Steve Kraske: Sam Brownback is bailing out on Kansas, and there’s no excuse
He’s a quitter.
That’s what Gov. Sam Brownback is. He has quit on his state, he has quit on the people who elected him, he has quit on everybody.
He’s bailing out when his state — literally — is on fire.
What else can you say about a governor who’s likely to be hitting the road to take a job in the Trump administration while leaving behind what may be the biggest mess since Free-Staters and pro-slavery settlers battled over that ugly issue in the run-up to the Civil War?
Yes, the state may be better off without him. Many of us can agree on that. But that’s not the point. Brownback dug the state into a financial hole so deep we still can’t see the sunshine, and he’s duty-bound by the solemn oath he took when he was inaugurated to finish the job.
That oath reads in part that he will “faithfully discharge the duties of the office of governor.”
Seems to me that closing a $1 billion budget gap falls into that category.

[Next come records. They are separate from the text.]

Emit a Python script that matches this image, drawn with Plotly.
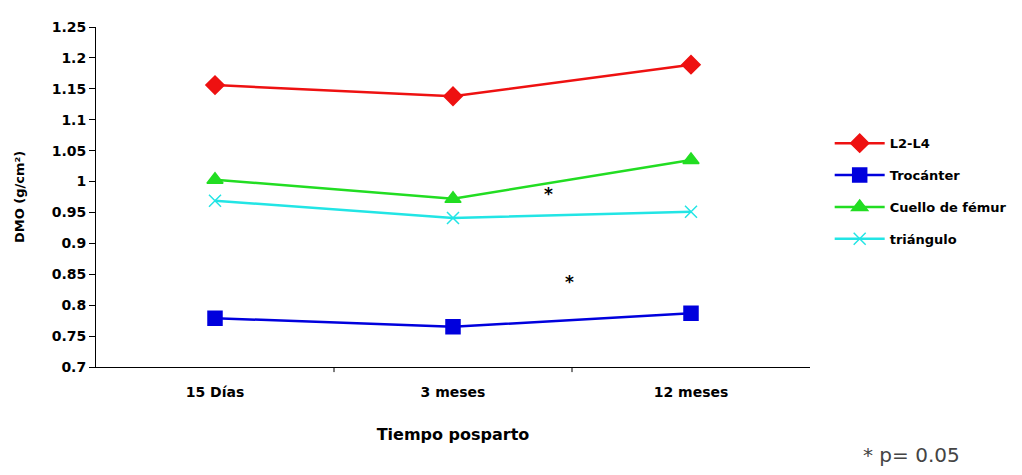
import plotly.graph_objects as go

categories = ["15 Días", "3 meses", "12 meses"]
l2l4 = [1.156, 1.138, 1.189]
trocanter = [0.779, 0.765, 0.787]
cuello = [1.003, 0.972, 1.035]
triangulo = [0.969, 0.941, 0.951]
y_ticks = [0.7, 0.75, 0.8, 0.85, 0.9, 0.95, 1, 1.05, 1.1, 1.15, 1.2, 1.25]
y_tick_text = ["0.7", "0.75", "0.8", "0.85", "0.9", "0.95", "1", "1.05", "1.1", "1.15", "1.2", "1.25"]
asterisks_x = [1.40, 1.49]
asterisks_y = [0.980, 0.838]

FONT = "DejaVu Sans, Liberation Sans, Arial, sans-serif"

fig = go.Figure()
series = [
    ("L2-L4", l2l4, "#ee1111", "diamond", 14),
    ("Trocánter", trocanter, "#0000dd", "square", 14),
    ("Cuello de fémur", cuello, "#22dd22", "triangle-up", 14),
    ("triángulo", triangulo, "#22e5e5", "x-thin", 12),
]
for i, (name, vals, color, sym, size) in enumerate(series):
    fig.add_trace(go.Scatter(
        x=[0, 1, 2], y=vals, name=name, mode="lines+markers",
        legendgroup=f"g{i}",
        line=dict(color=color, width=2.5),
        marker=dict(symbol=sym, size=size, color=color,
                    line=dict(color=color, width=1.5)),
    ))

for ax, ay in zip(asterisks_x, asterisks_y):
    fig.add_annotation(x=ax, y=ay, text="*", showarrow=False,
                       font=dict(family="DejaVu Sans, Arial", size=17, color="black", weight="bold"))

fig.add_annotation(xref="paper", yref="paper", x=1.072, y=-0.26, xanchor="left", yanchor="middle",
                   text="* p= 0.05", showarrow=False,
                   font=dict(family="DejaVu Sans, Arial", size=20, color="#444444"))

fig.update_layout(
    width=1022, height=475,
    margin=dict(l=88, r=220, t=19, b=116, autoexpand=False),
    paper_bgcolor="white", plot_bgcolor="white",
    font=dict(family=FONT, size=12, color="black"),
    showlegend=True,
    legend=dict(xref="container", yref="container", x=0.804, y=0.747,
                xanchor="left", yanchor="top",
                font=dict(family=FONT, size=13, color="black", weight="bold"),
                tracegroupgap=12, itemwidth=50, bgcolor="rgba(0,0,0,0)"),
    xaxis=dict(
        range=[-0.5, 2.5], tickmode="array", tickvals=[0, 1, 2], ticktext=categories,
        showline=True, linecolor="black", linewidth=1, showgrid=False, zeroline=False,
        ticks="", ticklabelstandoff=12,
        tickfont=dict(family=FONT, size=14, color="black", weight="bold"),
        title=dict(text="Tiempo posparto", standoff=30,
                   font=dict(family=FONT, size=16, color="black", weight="bold")),
    ),
    yaxis=dict(
        range=[0.7, 1.25], tickmode="array", tickvals=y_ticks, ticktext=y_tick_text,
        showline=True, linecolor="black", linewidth=1, showgrid=False, zeroline=False,
        ticks="outside", ticklen=6, tickcolor="black",
        tickfont=dict(family=FONT, size=14, color="black", weight="bold"),
        title=dict(text="DMO (g/cm²)", standoff=24,
                   font=dict(family=FONT, size=13, color="black", weight="bold")),
    ),
)

# category boundary ticks on x axis
for b in [0.5, 1.5]:
    fig.add_shape(type="line", xref="x", yref="paper", x0=b, x1=b, y0=0, y1=-0.015,
                  line=dict(color="black", width=1))

fig.write_html("out.html")
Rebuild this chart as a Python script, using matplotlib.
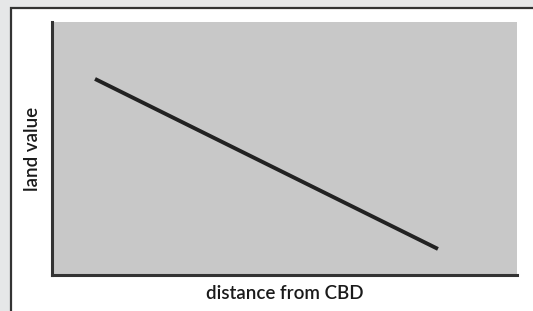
import matplotlib
matplotlib.use("Agg")
import matplotlib.pyplot as plt
from matplotlib.patches import Rectangle

# Data (normalized axis units)
distance = [0.0925, 0.830]
land_value = [0.775, 0.103]
x_label = "distance from CBD"
y_label = "land value"

W, H = 533, 311
fig = plt.figure(figsize=(W / 100, H / 100), dpi=100)
fig.patch.set_facecolor("#e6e7e8")
plt.rcParams["font.family"] = ["Lato", "DejaVu Sans"]

# white panel with dark border
fig.patches.append(Rectangle((10.5 / W, -0.1), 1.2, 1.1 - 7.5 / H,
                             transform=fig.transFigure, facecolor="white",
                             edgecolor="#333333", linewidth=1.6, zorder=-5))

ax = fig.add_axes([52 / W, 1 - 275 / H, (517 - 52) / W, (275 - 22) / H])
ax.set_zorder(2)
ax.set_facecolor("#c8c8c8")
ax.plot(distance, land_value, color="#222222", linewidth=2.8, solid_capstyle="butt")
ax.set_xlim(0, 1)
ax.set_ylim(0, 1)
ax.set_xticks([])
ax.set_yticks([])
for s in ["top", "right"]:
    ax.spines[s].set_visible(False)
for s in ["left", "bottom"]:
    ax.spines[s].set_color("#333333")
    ax.spines[s].set_linewidth(2.2)
ax.set_xlabel(x_label, fontsize=13.5, color="#1a1a1a", labelpad=7, fontweight="semibold")
ax.set_ylabel(y_label, fontsize=13.5, color="#1a1a1a", labelpad=8, fontweight="semibold")

fig.savefig("out.png", dpi=100, facecolor=fig.get_facecolor())
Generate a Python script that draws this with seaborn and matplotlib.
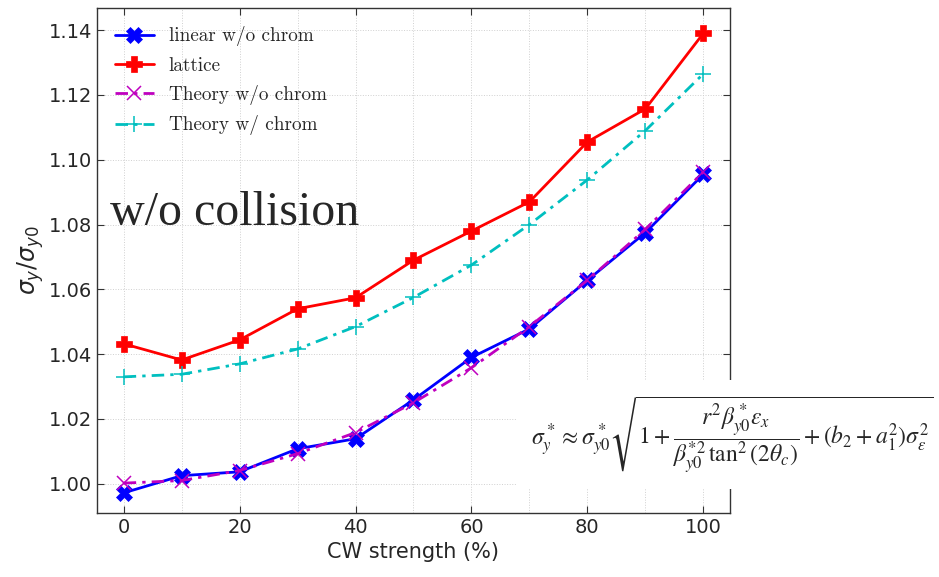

In all my years of covering politics, I’ve never seen anything like it. The Sam Brownback I know is better than this. He’s a decent man with honest intentions who has been under enormous strain in the years since he signed those much-ballyhooed tax cuts in 2012.
That pressure, which I wouldn’t wish on anybody, must have finally gotten to him.
But don’t think he wasn’t warned that the state would fly off the fiscal cliff if he signed those cuts into law. The bill he approved was not the legislation he wanted, at least not at first. His original proposal also would have slashed taxes, but the plan was paid for by eliminating a series of tax credits and deductions, including one that ended tax breaks for home mortgages.
That move proved so unpopular that lawmakers backed off. Then the House and Senate played a high-stakes game of legislative chicken on a second plan.
The result was passage of the less favorable measure, and that’s the one Brownback signed, perhaps thinking that he wouldn’t get another shot at such a big tax cut.
Brownback famously said the sharply lower taxes would serve as a “shot of adrenaline” to the Kansas economy.
On the day he signed it, the governor pledged to “move forward and make it work and take care of our fundamental services.”
On the same day, critics asserted that the cuts would impact almost every aspect of state government, including the social safety net and public schools.
The critics were right. Brownback was wrong. Now he may not be around to fix financial problems that will plague Kansas for at least another generation. Or two. Or maybe even three.
It’s the very least he could’ve done.
If he opts for greener pastures, that means he’s a quitter — pure and simple.